Ancient Egyptian religion was polytheistic and often zoomorphic. The Egyptian term for goddess was neṯeret (nṯrt; netjeret, nečeret) and the term for god was neṯer (nṯr; also transliterated netjer, nečer). Earliest hieroglyphs for goddesses were just a flag or a flag with an Egyptian cobra arising from the base of the pole. The later hieroglyphs for these terms (R8) are depicted as flags followed by an appropriate gender symbol.

Being a culture dating from 10,000 B.C. or before, there is an extensive pantheon for Ancient Egypt. The earliest deities are presumed to be goddess figures such as Bat, Mut, or Ma'at. Symbols for Neith also appear among the earliest of images. Many fertility figurines have been discovered. Vestiges of the early white vulture (Nekhbet) and cobra (Wadjet) goddesses are born on the crowns of the separate Egyptian cultural centers as well as the crown of the united Upper and Lower Egypt of the predynastic and protodynastic periods and all periods thereafter until the Roman period began in 30 B.C. Once the country was united and the dynasties emerged, these two deities, known as the Two Ladies always remained as the protecting deities of the country and the pharaoh in particular.
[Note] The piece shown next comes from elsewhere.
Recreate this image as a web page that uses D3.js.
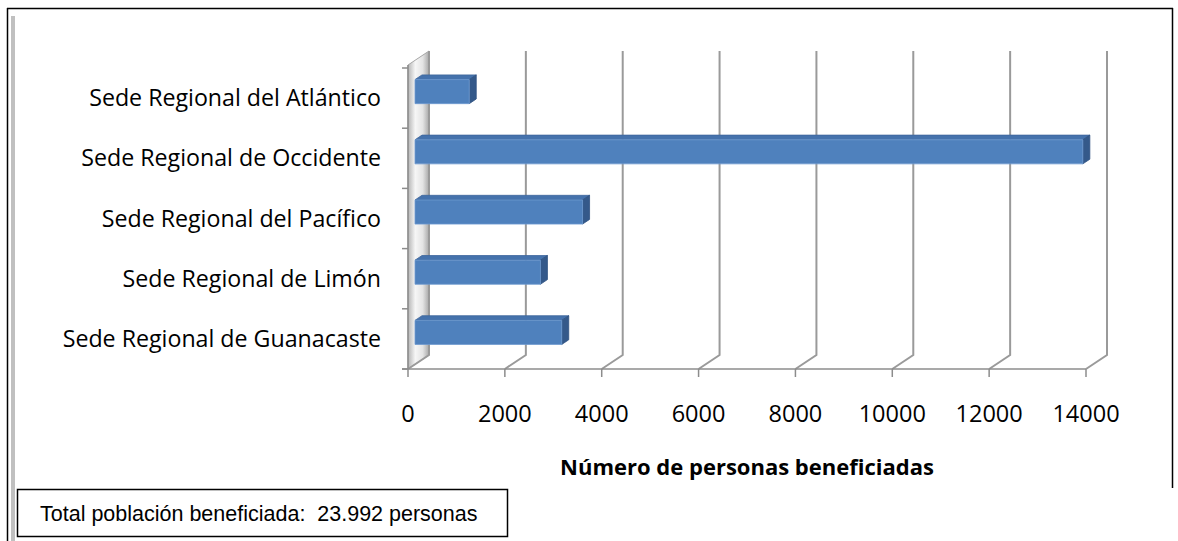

Cattle were domesticated in Egypt by 8,000 B.C. and by 5,500 B.C. stone-roofed subterranean chambers and other subterranean complexes in Nabta Playa are seen to contain the tombs of ceremoniously-sacrificed cattle, indicating the worship of the goddess Hathor. The fierce lionesses who hunted in groups, were represented by Sekhmet as the warrior goddess in the south. She later was merged with an aspect of Hathor.

Predynastic artifacts: clockwise from top left: a Bat figurine, a Naqada jar, an ivory figurine, a porphyry jar, a flint knife, and a cosmetic palette

Predynastic Egypt included a culture identified as, Naqada, which arose in the western desert. By 4,000 B.C. Gerzean tomb-building was seen to include underground rooms and burial of furniture and amulets, a prelude to the worship of Osiris also. Many local variants of these and other deities existed, becoming polytheistic. After this period historical records began to appear and some were retained in tombs and temples that can be deciphered from the two writing systems that emerged.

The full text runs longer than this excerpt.